Federal Drug Conspiracy Case
Jan 01, 2016OUTCOME: Probation
Angie was a hardworking single mother of three in her mid-thirties. She courageously left her abusive ex-husband and was raising her kids on her own while working full-time. A charismatic man met her ... at her workplace and asked her out. He seemed gracious and respectful, a refreshing change from her most recent partner. Unbeknownst to Angie, this man was a drug dealer who had moved from Mexico to replace his brother as a supervisor of a drug trafficking organization. Angie was already falling in love with this man when she learned the truth. Against her better judgment, she occasionally translated calls between her boyfriend and his English-speaking customers and accompanied him when he conducted business. Little did she know that the government was listening in on her boyfriend’s cell phone courtesy of a wiretap. Though their relationship only lasted a little over three months, virtually every call she made to him and he made to her, including intimate details of their relationship, was recorded by the federal government. Several months later, after they had broken up and her boyfriend had moved back to Mexico, there was a knock at the door. The DEA has a search warrant for her residence and an arrest warrant for her, charging her with conspiracy to distribute controlled substances.
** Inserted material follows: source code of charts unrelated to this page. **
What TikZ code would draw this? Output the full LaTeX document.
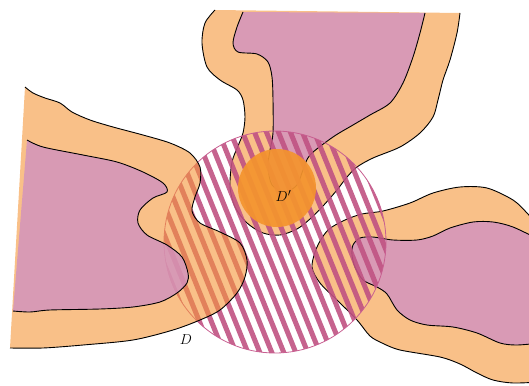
\documentclass[tikz,border=0pt]{standalone}
\definecolor{lorange}{RGB}{249,192,136}
\definecolor{lpink}{RGB}{217,154,181}
\definecolor{stripec}{RGB}{192,82,130}
\definecolor{dorange}{RGB}{245,150,57}
\definecolor{tpink}{RGB}{209,145,192}
\definecolor{dprime}{RGB}{244,148,46}
\definecolor{rimc}{RGB}{200,95,145}
\tikzset{
  outline/.style={draw=black, line width=0.9pt},
  stripeline/.style={draw=stripec, line width=5pt, opacity=0.9},
  lbl/.style={font=\fontsize{15}{18}\selectfont, inner sep=0pt},
}
\begin{document}
\begin{tikzpicture}[x=1pt,y=-1pt]
\useasboundingbox (0,0) rectangle (529,385);
\clip (0,0) rectangle (529,385);
% ---------- top lobe ----------
\fill[lorange] plot[smooth] coordinates {(215,10) (205,23) (202,43) (207,67) (220,80) (237,90) (243,100) (245,117) (243,133) (238,146) (232,162) (230,187) (235,207) (247,223) (263,233) (280,235) (297,229) (310,219) (323,206) (337,190) (347,177) (357,167) (373,158) (400,147) (420,133) (433,117) (438,100) (443,80) (450,60) (457,33) (460,13)} -- cycle;
\fill[lpink] plot[smooth] coordinates {(243,12) (237,27) (233,43) (238,52) (257,54) (268,62) (272,77) (273,100) (273,133) (270,150) (268,167) (272,185) (285,192) (297,185) (303,170) (310,155) (333,137) (353,125) (370,115) (390,103) (403,83) (413,57) (420,33) (425,13)} -- cycle;
\draw[outline] plot[smooth] coordinates {(215,10) (205,23) (202,43) (207,67) (220,80) (237,90) (243,100) (245,117) (243,133) (238,146) (232,162) (230,187) (235,207) (247,223) (263,233) (280,235) (297,229) (310,219) (323,206) (337,190) (347,177) (357,167) (373,158) (400,147) (420,133) (433,117) (438,100) (443,80) (450,60) (457,33) (460,13)};
\draw[outline] plot[smooth] coordinates {(243,12) (237,27) (233,43) (238,52) (257,54) (268,62) (272,77) (273,100) (273,133) (270,150) (268,167) (272,185) (285,192) (297,185) (303,170) (310,155) (333,137) (353,125) (370,115) (390,103) (403,83) (413,57) (420,33) (425,13)};
% ---------- right lobe ----------
\fill[lorange] plot[smooth] coordinates {(540,228) (527,213) (513,200) (487,188) (460,187) (433,193) (410,203) (383,211) (362,214) (345,220) (328,230) (317,247) (312,267) (320,283) (337,300) (357,320) (370,336) (382,343) (400,350) (440,357) (460,364) (477,373) (493,380) (513,383) (540,382)} -- cycle;
\fill[lpink] plot[smooth] coordinates {(540,240) (513,227) (493,222) (473,222) (450,228) (433,236) (417,240) (393,240) (373,237) (360,238) (353,245) (352,255) (355,267) (363,280) (377,287) (387,294) (397,310) (410,320) (427,325) (453,327) (477,333) (500,343) (517,345) (540,343)} -- cycle;
\draw[outline] plot[smooth] coordinates {(540,228) (527,213) (513,200) (487,188) (460,187) (433,193) (410,203) (383,211) (362,214) (345,220) (328,230) (317,247) (312,267) (320,283) (337,300) (357,320) (370,336) (382,343) (400,350) (440,357) (460,364) (477,373) (493,380) (513,383) (540,382)};
\draw[outline] plot[smooth] coordinates {(540,240) (513,227) (493,222) (473,222) (450,228) (433,236) (417,240) (393,240) (373,237) (360,238) (353,245) (352,255) (355,267) (363,280) (377,287) (387,294) (397,310) (410,320) (427,325) (453,327) (477,333) (500,343) (517,345) (540,343)};
% ---------- hatched disc D ----------
\coordinate (dc) at (275,242);
\begin{scope}
  \clip (dc) circle (111pt);
  \foreach \i in {-11,...,11}{
    \draw[stripeline] ({226.25+\i*10.29},{121.5-\i*4.16}) -- ++(97.5,241);
  }
\end{scope}
\draw[rimc, line width=0.8pt] (dc) circle (111pt);
% ---------- left lobe (translucent, on top) ----------
\fill[dorange, fill opacity=0.6] plot[smooth] coordinates {(25,87) (33,93) (45,98) (60,103) (72,112) (90,120) (113,127) (143,135) (170,143) (190,153) (200,167) (200,183) (195,197) (192,211) (200,223) (220,232) (240,243) (247,260) (245,277) (237,293) (220,310) (200,320) (173,330) (133,340) (83,345) (43,348) (10,348)} -- cycle;
\fill[tpink, fill opacity=0.8] plot[smooth] coordinates {(27,140) (43,147) (83,155) (117,162) (143,172) (163,183) (167,192) (153,198) (140,210) (138,223) (147,235) (167,245) (182,257) (188,273) (187,283) (177,293) (160,302) (133,307) (100,309) (50,310) (30,312) (13,311)} -- cycle;
\draw[outline] plot[smooth] coordinates {(25,87) (33,93) (45,98) (60,103) (72,112) (90,120) (113,127) (143,135) (170,143) (190,153) (200,167) (200,183) (195,197) (192,211) (200,223) (220,232) (240,243) (247,260) (245,277) (237,293) (220,310) (200,320) (173,330) (133,340) (83,345) (43,348) (10,348)};
\draw[outline] plot[smooth] coordinates {(27,140) (43,147) (83,155) (117,162) (143,172) (163,183) (167,192) (153,198) (140,210) (138,223) (147,235) (167,245) (182,257) (188,273) (187,283) (177,293) (160,302) (133,307) (100,309) (50,310) (30,312) (13,311)};
% ---------- disc D' ----------
\fill[dprime, fill opacity=0.93] (277,188) circle (39pt);
\node[lbl] (dprimelabel) at (283.5,196) {$D'$};
\node[lbl] (dlabel) at (186,339.5) {$D$};
\end{tikzpicture}
\end{document}
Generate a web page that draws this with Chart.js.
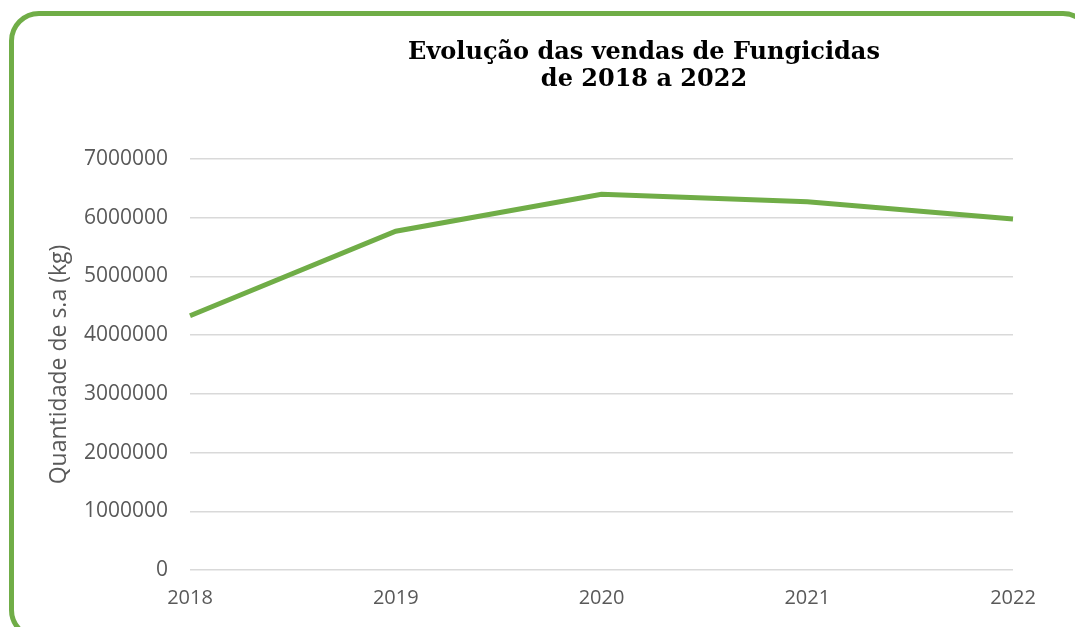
<!DOCTYPE html>
<html>
<head>
<meta charset="utf-8">
<script src="https://cdn.jsdelivr.net/npm/chart.js@4"></script>
<style>
  html, body { margin: 0; padding: 0; background: #fff; overflow: hidden; }
  #wrap { position: relative; width: 1075px; height: 627px; overflow: hidden; }
  #frame {
    position: absolute; left: 9px; top: 11px; width: 1084px; height: 629px;
    border: 5px solid #70AD47; border-radius: 30px; box-sizing: border-box;
  }
  canvas { position: absolute; left: 0; top: 0; }
</style>
</head>
<body>
<div id="wrap">
  <div id="frame"></div>
  <canvas id="chart" width="1075" height="627"></canvas>
</div>
<script>
// data
const years = ["2018", "2019", "2020", "2021", "2022"]
const fungicidas = [4330000, 5770000, 6400000, 6270000, 5980000]
const titleLines = ["Evolução das vendas de Fungicidas", "de 2018 a 2022"]
const yTitle = "Quantidade de s.a (kg)"

// title is not centred on the canvas in the original, so draw it here
const titlePlugin = {
  id: 'offsetTitle',
  afterDraw(chart) {
    const ctx = chart.ctx
    ctx.save()
    ctx.font = "bold 24px 'DejaVu Serif'"
    ctx.fillStyle = "#000"
    ctx.textAlign = "center"
    ctx.textBaseline = "alphabetic"
    ctx.fillText(titleLines[0], 644, 59)
    ctx.fillText(titleLines[1], 644, 86)
    ctx.restore()
  }
}

new Chart(document.getElementById("chart"), {
  type: 'line',
  data: {
    labels: years,
    datasets: [{
      data: fungicidas,
      borderColor: "#70AD47",
      borderWidth: 5,
      pointRadius: 0,
      tension: 0,
      fill: false
    }]
  },
  options: {
    responsive: false,
    animation: false,
    layout: { padding: { top: 159, right: 62, left: 46, bottom: 12 } },
    plugins: {
      legend: { display: false },
      title: { display: false },
      tooltip: { enabled: false }
    },
    scales: {
      x: {
        offset: false,
        grid: { display: false, drawTicks: false },
        border: { display: false },
        ticks: { color: "#595959", font: { family: "Open Sans", size: 20 }, padding: 16, maxRotation: 0 },
        afterFit(scale) { scale.height = 45 }
      },
      y: {
        min: 0,
        max: 7000000,
        grid: { color: "#d9d9d9", lineWidth: 1.5, drawTicks: false },
        border: { display: false },
        ticks: {
          stepSize: 1000000, color: "#595959", font: { family: "Open Sans", size: 21 }, padding: 22,
          callback: v => String(v)
        },
        title: { display: true, text: yTitle, color: "#595959", font: { family: "Open Sans", size: 23 }, padding: 0 },
        afterFit(scale) { scale.width = 144 }
      }
    }
  },
  plugins: [titlePlugin]
});
</script>
</body>
</html>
She spent 48 hours in jail, leaving her kids in the care of her roommate. The government asked to detain her pending trial—the government cited her recent travel to Mexico and ties there that allegedly made her a flight risk—but we persuaded the judge to release her pending trial. I worked with Angie to tell her story and to put her involvement in her boyfriend’s crimes in context, and I carefully examined the wiretap evidence to challenge the government’s assumptions about Angie’s role in her boyfriend’s drug organization. Over time I whittled away at the government’s recommendation for Angie’s sentence, from two years at the time of the initial plea offer, to six months at sentencing. Over the government and probation’s joint recommendation for six months in jail, which would have resulted in the loss of Angie’s job and separation from her three children, I persuaded the court to sentence her to probation. Angie is back at her job today and back to the life she knew before the nightmare of this experience.